Moonage Daydream (2022) - 10/10

This career spanning documentary about David Bowie is billed as a cinematic experience and boy is it. It’s highly ambitious. Maybe too ambitious, but pulls it off. No mean feat! Now I love Bowie, I think that’s a popular opinion. A good documentary will pull you in regardless of how you feel about its subject though and this has instant pull. It’s a deep exploration, approved by the estate and I think would be by David himself. I can’t think of any higher praise really. It’s trick is it doesn’t try to dig and explain too much about the man, this is an exploration of art and by extension the man. Bowie was an enigmatic myth and this is a pure celebration of that. Of a man ever changing, an artist who used himself as the canvas throughout his life. If you’re looking for standard talking head stuff, about what colour hair dye Ziggy used then you’ll be disappointed. It’s not that kind of film, but how anyone could be disappointed by Brett Morgan’s film is unfathomable.
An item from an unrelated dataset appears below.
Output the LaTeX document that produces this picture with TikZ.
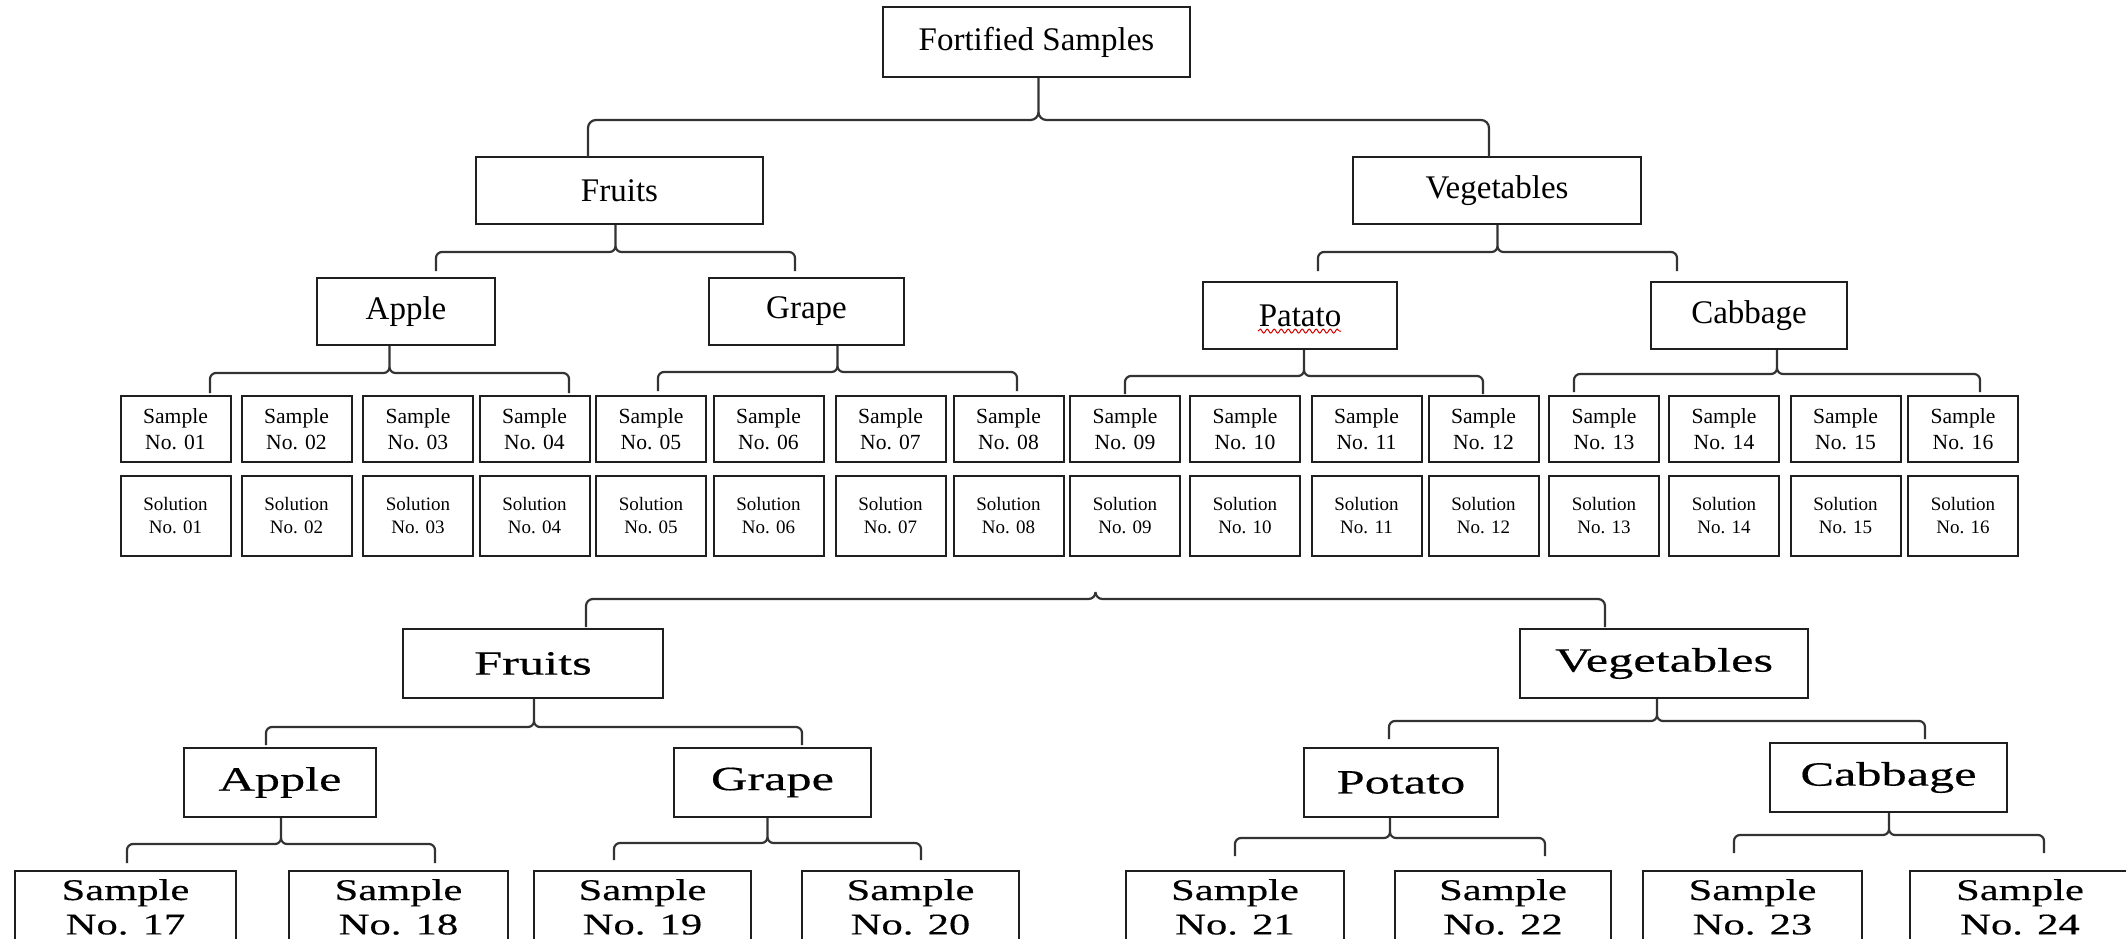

It’s a dizzying montage of footage. Concert, video, film, newsreel, all gloriously stitched together with the music and Bowie’s words to give something of a in-depth overview of bewilderingly fantastic artist. That’s because he was a fantasy. A construct for people to feed into a feed off of. The strength of this is the way it’s choreographed through different movements. You feel like you’re on a journey with an ebb and flow. Fame, spirituality, sex, escapism, family, transience, work, all with a sense of personal curation. Everything is Bowie’s world feels curated. I’m not sure if he was ever off. If he was awake, he was creating, controlling, experiencing with a genuine warmth. Moonage Daydream is an amazing reflective kaleidoscopic portrait. Flawless.